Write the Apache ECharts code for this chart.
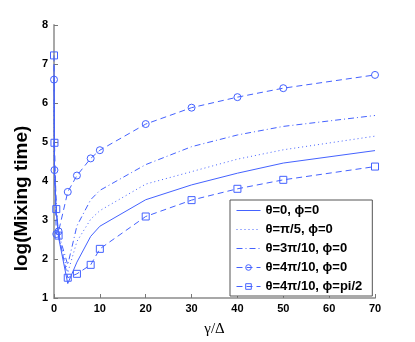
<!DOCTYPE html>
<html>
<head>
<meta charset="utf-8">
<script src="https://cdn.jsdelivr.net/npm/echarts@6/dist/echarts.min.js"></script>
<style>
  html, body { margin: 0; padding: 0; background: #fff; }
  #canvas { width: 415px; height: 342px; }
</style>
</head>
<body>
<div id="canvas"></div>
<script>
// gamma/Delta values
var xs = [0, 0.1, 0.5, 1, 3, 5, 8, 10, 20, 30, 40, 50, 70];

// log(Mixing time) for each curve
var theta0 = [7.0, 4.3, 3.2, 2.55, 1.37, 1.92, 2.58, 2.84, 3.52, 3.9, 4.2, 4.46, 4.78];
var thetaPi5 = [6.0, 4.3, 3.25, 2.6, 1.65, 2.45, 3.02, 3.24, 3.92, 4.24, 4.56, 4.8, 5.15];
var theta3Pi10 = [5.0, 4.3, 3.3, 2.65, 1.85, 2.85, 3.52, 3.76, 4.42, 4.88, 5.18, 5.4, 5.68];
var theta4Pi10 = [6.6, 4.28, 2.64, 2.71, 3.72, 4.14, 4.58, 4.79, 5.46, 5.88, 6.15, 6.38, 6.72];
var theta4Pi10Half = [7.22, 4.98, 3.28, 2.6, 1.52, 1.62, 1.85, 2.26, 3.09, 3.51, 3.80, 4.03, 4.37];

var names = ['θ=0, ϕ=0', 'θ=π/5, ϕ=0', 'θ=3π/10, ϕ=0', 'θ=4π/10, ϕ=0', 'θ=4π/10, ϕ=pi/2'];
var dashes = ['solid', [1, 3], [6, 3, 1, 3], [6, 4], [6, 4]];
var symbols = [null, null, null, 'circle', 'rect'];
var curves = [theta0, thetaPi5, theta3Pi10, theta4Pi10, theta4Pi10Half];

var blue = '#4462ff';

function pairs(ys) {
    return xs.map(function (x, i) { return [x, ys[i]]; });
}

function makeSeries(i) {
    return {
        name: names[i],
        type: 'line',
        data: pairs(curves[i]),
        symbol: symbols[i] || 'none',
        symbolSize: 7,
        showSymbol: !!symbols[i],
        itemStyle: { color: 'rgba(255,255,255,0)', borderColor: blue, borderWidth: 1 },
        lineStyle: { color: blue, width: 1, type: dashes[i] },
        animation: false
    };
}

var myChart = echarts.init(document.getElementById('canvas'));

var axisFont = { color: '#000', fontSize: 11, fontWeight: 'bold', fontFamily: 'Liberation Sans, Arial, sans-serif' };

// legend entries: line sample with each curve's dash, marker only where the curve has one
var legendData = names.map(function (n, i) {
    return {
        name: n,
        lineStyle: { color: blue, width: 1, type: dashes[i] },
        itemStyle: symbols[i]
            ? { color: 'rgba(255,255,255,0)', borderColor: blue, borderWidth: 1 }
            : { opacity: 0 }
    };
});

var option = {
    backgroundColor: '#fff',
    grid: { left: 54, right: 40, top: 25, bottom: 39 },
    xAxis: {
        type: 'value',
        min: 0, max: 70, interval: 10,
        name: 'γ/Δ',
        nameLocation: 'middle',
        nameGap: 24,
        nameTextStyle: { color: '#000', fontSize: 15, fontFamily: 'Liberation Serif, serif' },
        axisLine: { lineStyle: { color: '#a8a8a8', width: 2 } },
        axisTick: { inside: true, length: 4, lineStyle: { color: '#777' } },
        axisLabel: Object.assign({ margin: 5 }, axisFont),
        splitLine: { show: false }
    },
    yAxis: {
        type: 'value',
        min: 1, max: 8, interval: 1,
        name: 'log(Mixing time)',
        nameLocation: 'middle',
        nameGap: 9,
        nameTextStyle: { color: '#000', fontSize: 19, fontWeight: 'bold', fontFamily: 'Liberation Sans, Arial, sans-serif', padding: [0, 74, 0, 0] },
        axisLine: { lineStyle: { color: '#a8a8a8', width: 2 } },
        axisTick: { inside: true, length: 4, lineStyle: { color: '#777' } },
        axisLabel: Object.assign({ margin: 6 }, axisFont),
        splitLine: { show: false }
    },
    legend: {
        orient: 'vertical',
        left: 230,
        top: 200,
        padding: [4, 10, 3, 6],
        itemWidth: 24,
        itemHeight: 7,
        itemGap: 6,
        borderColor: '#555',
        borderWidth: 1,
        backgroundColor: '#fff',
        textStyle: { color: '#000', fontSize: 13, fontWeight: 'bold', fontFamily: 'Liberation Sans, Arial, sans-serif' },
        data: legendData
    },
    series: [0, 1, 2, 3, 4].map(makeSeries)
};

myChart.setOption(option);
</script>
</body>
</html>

■ Written request
Set down the material exactly, every line of it, except for the pictures.

■ Task response
Write the Apache ECharts code for this chart.
<!DOCTYPE html>
<html>
<head>
<meta charset="utf-8">
<script src="https://cdn.jsdelivr.net/npm/echarts@6/dist/echarts.min.js"></script>
<style>
  html, body { margin: 0; padding: 0; background: #fff; }
  #canvas { width: 415px; height: 342px; }
</style>
</head>
<body>
<div id="canvas"></div>
<script>
// gamma/Delta values
var xs = [0, 0.1, 0.5, 1, 3, 5, 8, 10, 20, 30, 40, 50, 70];

// log(Mixing time) for each curve
var theta0 = [7.0, 4.3, 3.2, 2.55, 1.37, 1.92, 2.58, 2.84, 3.52, 3.9, 4.2, 4.46, 4.78];
var thetaPi5 = [6.0, 4.3, 3.25, 2.6, 1.65, 2.45, 3.02, 3.24, 3.92, 4.24, 4.56, 4.8, 5.15];
var theta3Pi10 = [5.0, 4.3, 3.3, 2.65, 1.85, 2.85, 3.52, 3.76, 4.42, 4.88, 5.18, 5.4, 5.68];
var theta4Pi10 = [6.6, 4.28, 2.64, 2.71, 3.72, 4.14, 4.58, 4.79, 5.46, 5.88, 6.15, 6.38, 6.72];
var theta4Pi10Half = [7.22, 4.98, 3.28, 2.6, 1.52, 1.62, 1.85, 2.26, 3.09, 3.51, 3.80, 4.03, 4.37];

var names = ['θ=0, ϕ=0', 'θ=π/5, ϕ=0', 'θ=3π/10, ϕ=0', 'θ=4π/10, ϕ=0', 'θ=4π/10, ϕ=pi/2'];
var dashes = ['solid', [1, 3], [6, 3, 1, 3], [6, 4], [6, 4]];
var symbols = [null, null, null, 'circle', 'rect'];
var curves = [theta0, thetaPi5, theta3Pi10, theta4Pi10, theta4Pi10Half];

var blue = '#4462ff';

function pairs(ys) {
    return xs.map(function (x, i) { return [x, ys[i]]; });
}

function makeSeries(i) {
    return {
        name: names[i],
        type: 'line',
        data: pairs(curves[i]),
        symbol: symbols[i] || 'none',
        symbolSize: 7,
        showSymbol: !!symbols[i],
        itemStyle: { color: 'rgba(255,255,255,0)', borderColor: blue, borderWidth: 1 },
        lineStyle: { color: blue, width: 1, type: dashes[i] },
        animation: false
    };
}

var myChart = echarts.init(document.getElementById('canvas'));

var axisFont = { color: '#000', fontSize: 11, fontWeight: 'bold', fontFamily: 'Liberation Sans, Arial, sans-serif' };

// legend entries: line sample with each curve's dash, marker only where the curve has one
var legendData = names.map(function (n, i) {
    return {
        name: n,
        lineStyle: { color: blue, width: 1, type: dashes[i] },
        itemStyle: symbols[i]
            ? { color: 'rgba(255,255,255,0)', borderColor: blue, borderWidth: 1 }
            : { opacity: 0 }
    };
});

var option = {
    backgroundColor: '#fff',
    grid: { left: 54, right: 40, top: 25, bottom: 39 },
    xAxis: {
        type: 'value',
        min: 0, max: 70, interval: 10,
        name: 'γ/Δ',
        nameLocation: 'middle',
        nameGap: 24,
        nameTextStyle: { color: '#000', fontSize: 15, fontFamily: 'Liberation Serif, serif' },
        axisLine: { lineStyle: { color: '#a8a8a8', width: 2 } },
        axisTick: { inside: true, length: 4, lineStyle: { color: '#777' } },
        axisLabel: Object.assign({ margin: 5 }, axisFont),
        splitLine: { show: false }
    },
    yAxis: {
        type: 'value',
        min: 1, max: 8, interval: 1,
        name: 'log(Mixing time)',
        nameLocation: 'middle',
        nameGap: 9,
        nameTextStyle: { color: '#000', fontSize: 19, fontWeight: 'bold', fontFamily: 'Liberation Sans, Arial, sans-serif', padding: [0, 74, 0, 0] },
        axisLine: { lineStyle: { color: '#a8a8a8', width: 2 } },
        axisTick: { inside: true, length: 4, lineStyle: { color: '#777' } },
        axisLabel: Object.assign({ margin: 6 }, axisFont),
        splitLine: { show: false }
    },
    legend: {
        orient: 'vertical',
        left: 230,
        top: 200,
        padding: [4, 10, 3, 6],
        itemWidth: 24,
        itemHeight: 7,
        itemGap: 6,
        borderColor: '#555',
        borderWidth: 1,
        backgroundColor: '#fff',
        textStyle: { color: '#000', fontSize: 13, fontWeight: 'bold', fontFamily: 'Liberation Sans, Arial, sans-serif' },
        data: legendData
    },
    series: [0, 1, 2, 3, 4].map(makeSeries)
};

myChart.setOption(option);
</script>
</body>
</html>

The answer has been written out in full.